» **Dataset records**
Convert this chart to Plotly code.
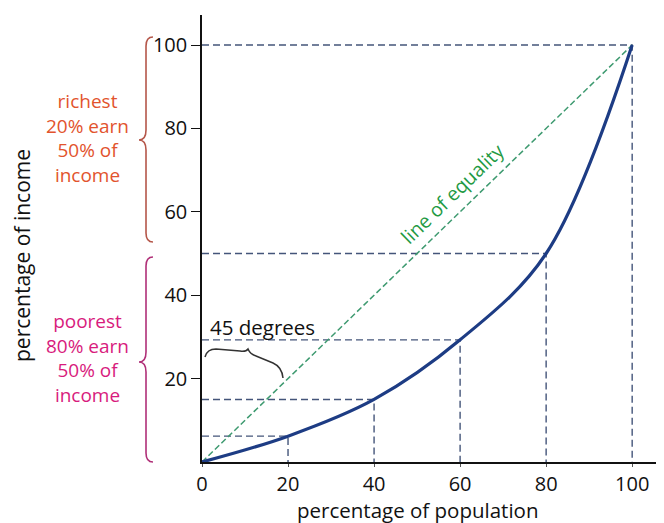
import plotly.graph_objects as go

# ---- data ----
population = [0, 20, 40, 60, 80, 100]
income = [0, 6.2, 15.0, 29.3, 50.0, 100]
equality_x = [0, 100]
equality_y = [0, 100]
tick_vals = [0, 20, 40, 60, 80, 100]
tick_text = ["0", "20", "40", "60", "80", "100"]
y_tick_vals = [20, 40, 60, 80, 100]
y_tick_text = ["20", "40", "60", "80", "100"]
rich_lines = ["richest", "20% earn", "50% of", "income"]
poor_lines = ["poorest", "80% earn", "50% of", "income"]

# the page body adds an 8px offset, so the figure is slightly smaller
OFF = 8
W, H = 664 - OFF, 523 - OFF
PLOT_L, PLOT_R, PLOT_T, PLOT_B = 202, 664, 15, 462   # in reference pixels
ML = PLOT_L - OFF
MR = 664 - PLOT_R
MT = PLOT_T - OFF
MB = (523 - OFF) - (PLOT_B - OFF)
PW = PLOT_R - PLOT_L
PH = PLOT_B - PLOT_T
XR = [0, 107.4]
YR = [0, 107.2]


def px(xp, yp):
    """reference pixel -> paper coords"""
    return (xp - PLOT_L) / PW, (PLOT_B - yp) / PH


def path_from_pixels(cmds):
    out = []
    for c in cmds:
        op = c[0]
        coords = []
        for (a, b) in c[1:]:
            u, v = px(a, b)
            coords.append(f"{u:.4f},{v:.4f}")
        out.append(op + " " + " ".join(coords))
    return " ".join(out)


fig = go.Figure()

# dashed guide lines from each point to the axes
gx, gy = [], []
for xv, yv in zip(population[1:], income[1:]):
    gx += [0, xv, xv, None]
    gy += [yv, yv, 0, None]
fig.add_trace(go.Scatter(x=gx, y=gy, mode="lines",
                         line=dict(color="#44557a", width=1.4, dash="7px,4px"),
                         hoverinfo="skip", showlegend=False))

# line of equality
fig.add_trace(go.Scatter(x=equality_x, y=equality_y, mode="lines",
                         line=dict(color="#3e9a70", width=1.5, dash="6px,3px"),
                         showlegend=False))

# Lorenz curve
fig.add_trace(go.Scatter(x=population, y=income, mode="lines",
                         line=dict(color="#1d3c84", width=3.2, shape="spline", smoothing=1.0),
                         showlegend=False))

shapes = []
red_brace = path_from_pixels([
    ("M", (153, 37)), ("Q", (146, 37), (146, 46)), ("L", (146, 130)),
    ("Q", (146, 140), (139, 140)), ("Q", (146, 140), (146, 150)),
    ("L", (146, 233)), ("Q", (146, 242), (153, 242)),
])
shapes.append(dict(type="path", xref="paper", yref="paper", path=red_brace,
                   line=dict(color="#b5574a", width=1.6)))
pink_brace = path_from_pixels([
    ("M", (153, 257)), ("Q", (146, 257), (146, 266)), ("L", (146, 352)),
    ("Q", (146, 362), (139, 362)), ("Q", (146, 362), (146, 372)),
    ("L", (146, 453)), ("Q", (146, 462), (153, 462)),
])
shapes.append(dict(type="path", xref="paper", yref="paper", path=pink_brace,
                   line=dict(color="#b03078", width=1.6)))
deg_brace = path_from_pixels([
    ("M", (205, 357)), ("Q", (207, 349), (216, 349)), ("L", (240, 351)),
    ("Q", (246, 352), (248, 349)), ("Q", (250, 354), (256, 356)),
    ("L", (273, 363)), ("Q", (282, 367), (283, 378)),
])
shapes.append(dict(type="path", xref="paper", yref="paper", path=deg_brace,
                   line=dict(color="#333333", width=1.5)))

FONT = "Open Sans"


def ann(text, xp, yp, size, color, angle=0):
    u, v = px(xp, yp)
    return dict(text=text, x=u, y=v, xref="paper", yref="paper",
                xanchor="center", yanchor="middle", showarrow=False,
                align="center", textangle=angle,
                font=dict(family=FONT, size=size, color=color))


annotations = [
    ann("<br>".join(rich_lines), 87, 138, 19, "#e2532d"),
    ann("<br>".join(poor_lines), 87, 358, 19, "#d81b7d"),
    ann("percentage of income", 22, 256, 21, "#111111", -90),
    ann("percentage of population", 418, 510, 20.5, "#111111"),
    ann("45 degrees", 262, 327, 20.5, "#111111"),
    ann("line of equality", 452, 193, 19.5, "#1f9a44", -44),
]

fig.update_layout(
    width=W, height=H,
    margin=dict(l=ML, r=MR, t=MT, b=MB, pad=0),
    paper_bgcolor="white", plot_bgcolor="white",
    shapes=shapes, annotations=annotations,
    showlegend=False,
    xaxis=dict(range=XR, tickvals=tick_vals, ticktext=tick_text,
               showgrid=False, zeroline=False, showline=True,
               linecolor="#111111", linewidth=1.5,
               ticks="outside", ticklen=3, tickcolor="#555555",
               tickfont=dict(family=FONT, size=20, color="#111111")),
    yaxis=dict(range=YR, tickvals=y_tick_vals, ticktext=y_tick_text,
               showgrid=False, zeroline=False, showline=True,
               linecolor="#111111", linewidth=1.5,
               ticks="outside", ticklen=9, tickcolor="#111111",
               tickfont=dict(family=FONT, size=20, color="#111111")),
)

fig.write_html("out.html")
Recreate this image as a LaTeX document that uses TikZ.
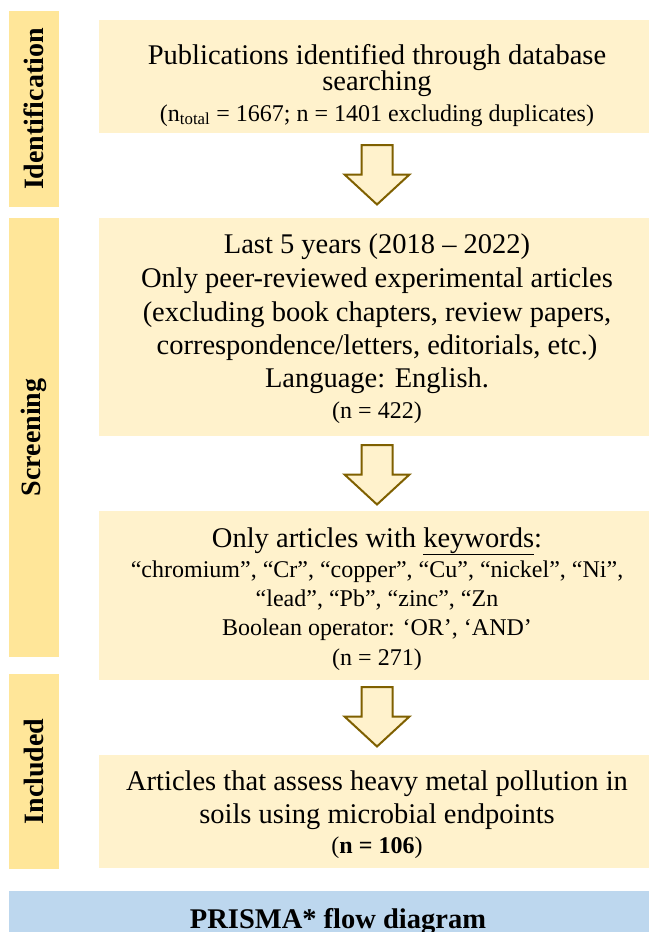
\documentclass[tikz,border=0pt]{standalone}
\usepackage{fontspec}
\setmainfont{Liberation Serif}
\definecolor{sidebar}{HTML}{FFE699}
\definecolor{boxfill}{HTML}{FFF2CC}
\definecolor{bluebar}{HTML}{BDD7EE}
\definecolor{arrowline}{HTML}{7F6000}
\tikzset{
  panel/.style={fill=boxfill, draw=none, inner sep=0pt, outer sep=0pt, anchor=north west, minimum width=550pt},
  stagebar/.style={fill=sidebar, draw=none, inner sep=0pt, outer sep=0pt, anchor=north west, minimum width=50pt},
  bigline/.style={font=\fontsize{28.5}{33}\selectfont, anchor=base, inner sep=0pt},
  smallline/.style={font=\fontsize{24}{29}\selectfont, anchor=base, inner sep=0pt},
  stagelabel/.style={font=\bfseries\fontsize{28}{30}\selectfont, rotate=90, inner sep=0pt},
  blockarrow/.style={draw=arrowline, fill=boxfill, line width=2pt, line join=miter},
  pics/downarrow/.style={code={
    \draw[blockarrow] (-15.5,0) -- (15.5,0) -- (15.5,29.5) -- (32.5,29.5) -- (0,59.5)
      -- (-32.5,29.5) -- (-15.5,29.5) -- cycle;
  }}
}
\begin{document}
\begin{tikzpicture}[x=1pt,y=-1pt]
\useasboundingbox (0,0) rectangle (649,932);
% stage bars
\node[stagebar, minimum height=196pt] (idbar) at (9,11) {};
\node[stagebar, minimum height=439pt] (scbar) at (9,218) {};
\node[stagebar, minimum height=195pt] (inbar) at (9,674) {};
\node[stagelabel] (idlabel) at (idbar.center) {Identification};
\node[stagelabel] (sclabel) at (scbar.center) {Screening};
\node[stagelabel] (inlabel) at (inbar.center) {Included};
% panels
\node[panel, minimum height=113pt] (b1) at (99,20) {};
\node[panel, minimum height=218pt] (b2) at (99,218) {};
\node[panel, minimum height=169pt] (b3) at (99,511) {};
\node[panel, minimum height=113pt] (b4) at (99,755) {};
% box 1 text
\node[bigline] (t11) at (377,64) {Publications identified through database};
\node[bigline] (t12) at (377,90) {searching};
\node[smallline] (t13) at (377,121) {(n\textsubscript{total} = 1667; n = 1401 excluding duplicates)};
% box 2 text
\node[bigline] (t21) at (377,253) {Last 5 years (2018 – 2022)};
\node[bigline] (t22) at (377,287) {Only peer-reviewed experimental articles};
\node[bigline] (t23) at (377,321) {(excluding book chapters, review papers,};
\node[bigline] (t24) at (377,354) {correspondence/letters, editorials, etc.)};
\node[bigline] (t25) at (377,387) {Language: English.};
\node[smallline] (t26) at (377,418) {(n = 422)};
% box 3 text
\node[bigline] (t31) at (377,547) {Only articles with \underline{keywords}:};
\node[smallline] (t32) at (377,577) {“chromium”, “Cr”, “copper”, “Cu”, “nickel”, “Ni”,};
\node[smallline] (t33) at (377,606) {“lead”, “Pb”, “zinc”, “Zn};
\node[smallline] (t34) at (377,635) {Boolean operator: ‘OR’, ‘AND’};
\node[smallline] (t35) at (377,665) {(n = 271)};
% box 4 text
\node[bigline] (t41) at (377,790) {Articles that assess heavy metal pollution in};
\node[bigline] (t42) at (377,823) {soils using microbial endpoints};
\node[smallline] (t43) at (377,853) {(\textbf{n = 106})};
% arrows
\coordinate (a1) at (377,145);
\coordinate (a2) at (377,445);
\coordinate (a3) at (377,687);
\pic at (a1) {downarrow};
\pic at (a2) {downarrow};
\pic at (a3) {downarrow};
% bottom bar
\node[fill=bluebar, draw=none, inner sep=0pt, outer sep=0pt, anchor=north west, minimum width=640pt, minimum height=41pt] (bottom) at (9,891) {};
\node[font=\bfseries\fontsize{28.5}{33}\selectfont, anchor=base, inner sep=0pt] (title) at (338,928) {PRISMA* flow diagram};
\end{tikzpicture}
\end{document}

» **What to produce**
Your task is to restate word for word the lines from the top of the data to the line containing "import plotly.graph_objects as go", both ends included, with every picture left out.

» **Result of the exercise**
Convert this chart to Plotly code.
import plotly.graph_objects as go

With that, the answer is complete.